Required sample sizes for Bayesian analysis
What is this about?
For frequentist hypothesis testing, several power calculators (e.g. G*Power1, powerandsamplesize.com2) are available to determine the minimum sample size needed to detect an effect with a given probability (statistical power). No such calculators are available (to my knowledge) for the Bayesian versions of t-tests, ANOVA, and linear correlations returning a Bayes factor.3 Calculating statistical power for these techniques for given sample sizes cannot be done analytically4 but can be done using simulation, and to save everyone a lot of time I will summarize my findings below.
Minimum sample sizes needed
Bayesian t-test
The analyses below show the minimum number of subjects needed per condition as a function of the true effect size in the population. This is based on a Bayes factor threshold of 3, a statistical power of 80% (i.e. you have an 80% probability of finding a BF10 > 3), a noninformative Jeffreys prior placed on the variance of the normal population, and a Cauchy prior (JZS) placed on the standardized effect size with scale \(\sqrt{2}/2\).5 Note that these sample sizes are somewhat more conservative than a standard (frequentist) t-test.6 In the rightmost column you can find the required sample size for a standard (frequentist) t-test to reject the null hypothesis using a desired significance level of .05.
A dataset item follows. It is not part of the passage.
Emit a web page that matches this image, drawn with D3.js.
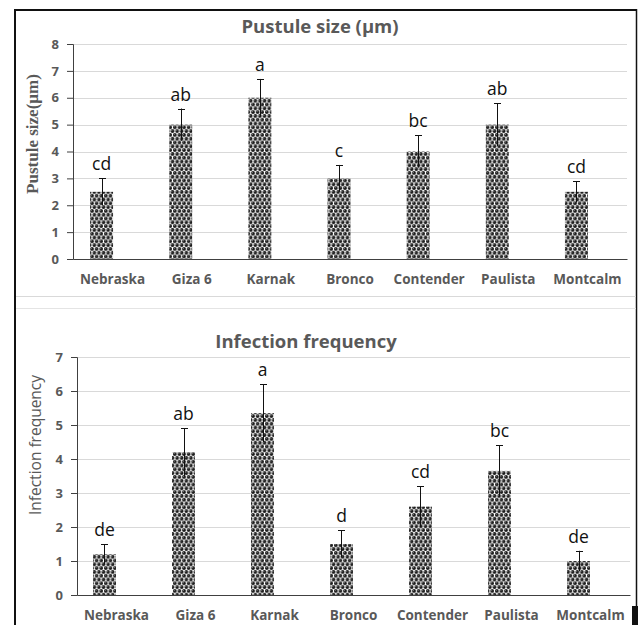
<!DOCTYPE html>
<html>
<head>
<meta charset="utf-8">
<script src="https://cdn.jsdelivr.net/npm/d3@7"></script>
<style>
  body { margin: 0; background: #fff; }
  svg { display: block; }
</style>
</head>
<body>
<div id="chart"></div>
<script>
const cultivars = ["Nebraska", "Giza 6", "Karnak", "Bronco", "Contender", "Paulista", "Montcalm"];

const pustuleSize = [2.5, 5, 6, 3, 4, 5, 2.5];
const pustuleErr = [0.5, 0.6, 0.7, 0.5, 0.6, 0.8, 0.4];
const pustuleLetters = ["cd", "ab", "a", "c", "bc", "ab", "cd"];
const pustuleTicks = [0, 1, 2, 3, 4, 5, 6, 7, 8];

const infFreq = [1.2, 4.2, 5.35, 1.5, 2.6, 3.65, 1.0];
const infErr = [0.3, 0.7, 0.85, 0.4, 0.6, 0.75, 0.3];
const infLetters = ["de", "ab", "a", "d", "cd", "bc", "de"];
const infTicks = [0, 1, 2, 3, 4, 5, 6, 7];

const W = 643, H = 625;
const svg = d3.select("#chart").append("svg")
    .attr("width", W)
    .attr("height", H);

// ball pattern fill for bars
const defs = svg.append("defs");
const pat = defs.append("pattern")
    .attr("id", "balls")
    .attr("patternUnits", "userSpaceOnUse")
    .attr("width", 4.6)
    .attr("height", 7.6);
pat.append("rect").attr("width", 4.6).attr("height", 7.6).attr("fill", "#ffffff");
[[2.3, 1.9], [0, 5.7], [4.6, 5.7]].forEach(c => {
    pat.append("circle").attr("cx", c[0]).attr("cy", c[1]).attr("r", 1.9).attr("fill", "#1a1a1a");
    pat.append("circle").attr("cx", c[0] - 0.6).attr("cy", c[1] - 0.6).attr("r", 0.5).attr("fill", "#999");
});

// frame
svg.append("rect").attr("x", 0).attr("y", 0).attr("width", W).attr("height", H).attr("fill", "#fff");
svg.append("line").attr("x1", 15).attr("x2", 15).attr("y1", 9).attr("y2", H).attr("stroke", "#111").attr("stroke-width", 2);
svg.append("line").attr("x1", 14).attr("x2", 637).attr("y1", 10).attr("y2", 10).attr("stroke", "#111").attr("stroke-width", 2);
svg.append("line").attr("x1", 636.5).attr("x2", 636.5).attr("y1", 9).attr("y2", H).attr("stroke", "#111").attr("stroke-width", 1.5);
svg.append("rect").attr("x", 632).attr("y", 606).attr("width", 6).attr("height", 19).attr("fill", "#111");
svg.append("line").attr("x1", 16).attr("x2", 636).attr("y1", 296.5).attr("y2", 296.5).attr("stroke", "#d9d9d9");
svg.append("line").attr("x1", 16).attr("x2", 636).attr("y1", 308.5).attr("y2", 308.5).attr("stroke", "#e4e4e4");

function drawPanel(opt) {
    const x = d3.scaleBand()
        .domain(cultivars)
        .range([opt.left, opt.right]);

    // bars sit a little left of their category labels in the original
    const xb = d3.scaleBand()
        .domain(cultivars)
        .range([opt.left - opt.shift, opt.right - opt.shift])
        .paddingInner(0.71)
        .paddingOuter(0.355);

    const y = d3.scaleLinear()
        .domain([0, d3.max(opt.ticks)])
        .range([opt.bottom, opt.top]);

    const g = svg.append("g");

    // gridlines
    g.selectAll(".grid")
        .data(opt.ticks.filter(t => t > 0))
        .enter()
        .append("line")
        .attr("x1", opt.left)
        .attr("x2", opt.right)
        .attr("y1", d => Math.round(y(d)) + 0.5)
        .attr("y2", d => Math.round(y(d)) + 0.5)
        .attr("stroke", "#d9d9d9")
        .attr("stroke-width", 1);

    // y axis
    const yAxis = g.append("g")
        .attr("transform", `translate(${opt.left},0)`)
        .call(d3.axisLeft(y).tickValues(opt.ticks).tickSize(6).tickPadding(8).tickFormat(d3.format("d")));
    yAxis.select(".domain").attr("stroke", "#404040");
    yAxis.selectAll(".tick line").attr("stroke", "#404040");
    yAxis.selectAll("text")
        .style("font-family", "'Open Sans', sans-serif")
        .style("font-weight", "bold")
        .style("font-size", "13px")
        .attr("fill", "#595959");

    // x axis
    const xAxis = g.append("g")
        .attr("transform", `translate(0,${opt.bottom})`)
        .call(d3.axisBottom(x).tickSize(0).tickPadding(15));
    xAxis.select(".domain").attr("stroke", "#404040").attr("stroke-width", 1.2);
    xAxis.selectAll("text")
        .style("font-family", "'Open Sans', sans-serif")
        .style("font-weight", "bold")
        .style("font-size", "13.5px")
        .attr("fill", "#595959");

    const data = cultivars.map((c, i) => ({ name: c, value: opt.values[i], err: opt.errs[i], letter: opt.letters[i] }));

    // bars
    g.selectAll(".bar")
        .data(data)
        .enter()
        .append("rect")
        .attr("x", d => xb(d.name))
        .attr("y", d => y(d.value))
        .attr("width", xb.bandwidth())
        .attr("height", d => opt.bottom - y(d.value))
        .attr("fill", "url(#balls)");

    // error bars
    const cx = d => Math.round(xb(d.name) + xb.bandwidth() / 2) + 0.5;
    g.selectAll(".err")
        .data(data)
        .enter()
        .append("line")
        .attr("x1", cx)
        .attr("x2", cx)
        .attr("y1", d => y(d.value - d.err))
        .attr("y2", d => y(d.value + d.err))
        .attr("stroke", "#111")
        .attr("stroke-width", 1);
    g.selectAll(".cap")
        .data(data)
        .enter()
        .append("line")
        .attr("x1", d => cx(d) - 3.5)
        .attr("x2", d => cx(d) + 3.5)
        .attr("y1", d => Math.round(y(d.value + d.err)) + 0.5)
        .attr("y2", d => Math.round(y(d.value + d.err)) + 0.5)
        .attr("stroke", "#111")
        .attr("stroke-width", 1);

    // significance letters
    g.selectAll(".letter")
        .data(data)
        .enter()
        .append("text")
        .attr("x", d => xb(d.name) + xb.bandwidth() / 2)
        .attr("y", d => y(d.value + d.err) - 8)
        .attr("text-anchor", "middle")
        .style("font-family", "'Open Sans', sans-serif")
        .style("font-size", "17.5px")
        .attr("fill", "#111")
        .text(d => d.letter);

    // title
    svg.append("text")
        .attr("x", opt.titleX)
        .attr("y", opt.titleY)
        .attr("text-anchor", "middle")
        .style("font-family", "'Open Sans', sans-serif")
        .style("font-weight", "bold")
        .style("font-size", "18.5px")
        .attr("fill", "#595959")
        .text(opt.title);

    // y axis title
    svg.append("text")
        .attr("transform", `translate(${opt.yLabelX},${opt.yLabelY})rotate(-90)`)
        .attr("text-anchor", "middle")
        .style("font-family", opt.yLabelFont)
        .style("font-weight", opt.yLabelWeight)
        .style("font-size", opt.yLabelSize)
        .attr("fill", "#595959")
        .text(opt.yLabel);
}

drawPanel({
    left: 73, right: 627, top: 44, bottom: 259, shift: 11,
    ticks: pustuleTicks, values: pustuleSize, errs: pustuleErr, letters: pustuleLetters,
    title: "Pustule size (\u00b5m)", titleX: 320, titleY: 33,
    yLabel: "Pustule size(\u00b5m)", yLabelX: 38, yLabelY: 134,
    yLabelFont: "'Liberation Serif', serif", yLabelWeight: "bold", yLabelSize: "17px"
});

drawPanel({
    left: 77, right: 630, top: 357, bottom: 595, shift: 12,
    ticks: infTicks, values: infFreq, errs: infErr, letters: infLetters,
    title: "Infection frequency", titleX: 306, titleY: 348,
    yLabel: "Infection frequency", yLabelX: 41, yLabelY: 445,
    yLabelFont: "'Open Sans', sans-serif", yLabelWeight: "normal", yLabelSize: "15.5px"
});
</script>
</body>
</html>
True effect size7 | Cohen’s d | Bayesian sample size | Frequentist sample size |
---|---|---|---|
0.00 (null) | 1028 | N/A | |
Very small | 0.01 | ~425,000 | 156,656 |
0.10 | 3,050 | 1,567 | |
Small | 0.20 | 667 | 392 |
0.30 | 275 | 175 | |
0.40 | 147 | 98 | |
Medium | 0.50 | 91 | 63 |
0.60 | 62 | 44 | |
0.70 | 45 | 32 | |
Large | 0.80 | 34 | 25 |
0.90 | 27 | 20 | |
1.00 | 22 | 16 | |
Very large | 1.20 | 16 | 11 |
Huge | 2.00 | 7 | 4 |
Bayesian test for linear correlation
The analyses below show the minimum number of paired observations (data points) needed as a function of the true correlation \(\rho\) in the population. This is based on a Bayes factor threshold of 3, a statistical power of 80% (i.e. you have an 80% probability of finding a BF10 > 3), noninformative priors assumed for the population means and variances of the two populations, and a \(\operatorname{Beta}(3,3)\) prior distribution is assumed for \(\rho\).5
True effect size9 | \(\rho\) | Bayesian sample size | Frequentist sample size |
---|---|---|---|
0.00 (null) | 2458 | N/A | |
Small | 0.10 | 1,300 | 782 |
0.20 | 273 | 193 | |
Medium | 0.30 | 109 | 84 |
0.40 | 54 | 46 | |
Large | 0.50 | 32 | 29 |
0.60 | 21 | 19 | |
0.70 | 15 | 13 | |
0.80 | 11 | 9 | |
0.90 | 8 | 6 |
Software used
Simulations and analyses were performed using Richard D. Morey’s BayesFactor package and the cluster computing snowfall package for R.
-
https://www.psychologie.hhu.de/arbeitsgruppen/allgemeine-psychologie-und-arbeitspsychologie/gpower ↩
-
Note that the usefulness of Bayes factors is subject of discussion. Some authors (e.g. Kruschke) argue that precise description of posterior distributions is a better idea. ↩
-
Some would go so far as to argue that statistical power in the sense used in frequentist statistics is meaningless in a Bayesian framework. ↩
-
These are standard, noninformative priors. If you have a reasonable alternative prior, or test against a null interval instead of a point null you could improve power. ↩ ↩2
-
See Rouder, J.N., Speckman, P.L., Sun, D., et al. (2009). Bayesian t tests for accepting and rejecting the null hypothesis. Psychonomic Bulletin & Review, 16, 225–237. doi:10.3758/PBR.16.2.225 ↩
-
Labels taken from Sawilowsky, S. (2009). New effect size rules of thumb. Journal of Modern Applied Statistical Methods, 8, 467–474. doi:10.22237/jmasm/1257035100 ↩
-
This concerns the sample size needed for BF01 > 3 in the case where the true effect size is zero. ↩ ↩2
-
Labels taken from Cohen, J. (1988). Statistical power analysis for the behavioral sciences (2nd ed.) ↩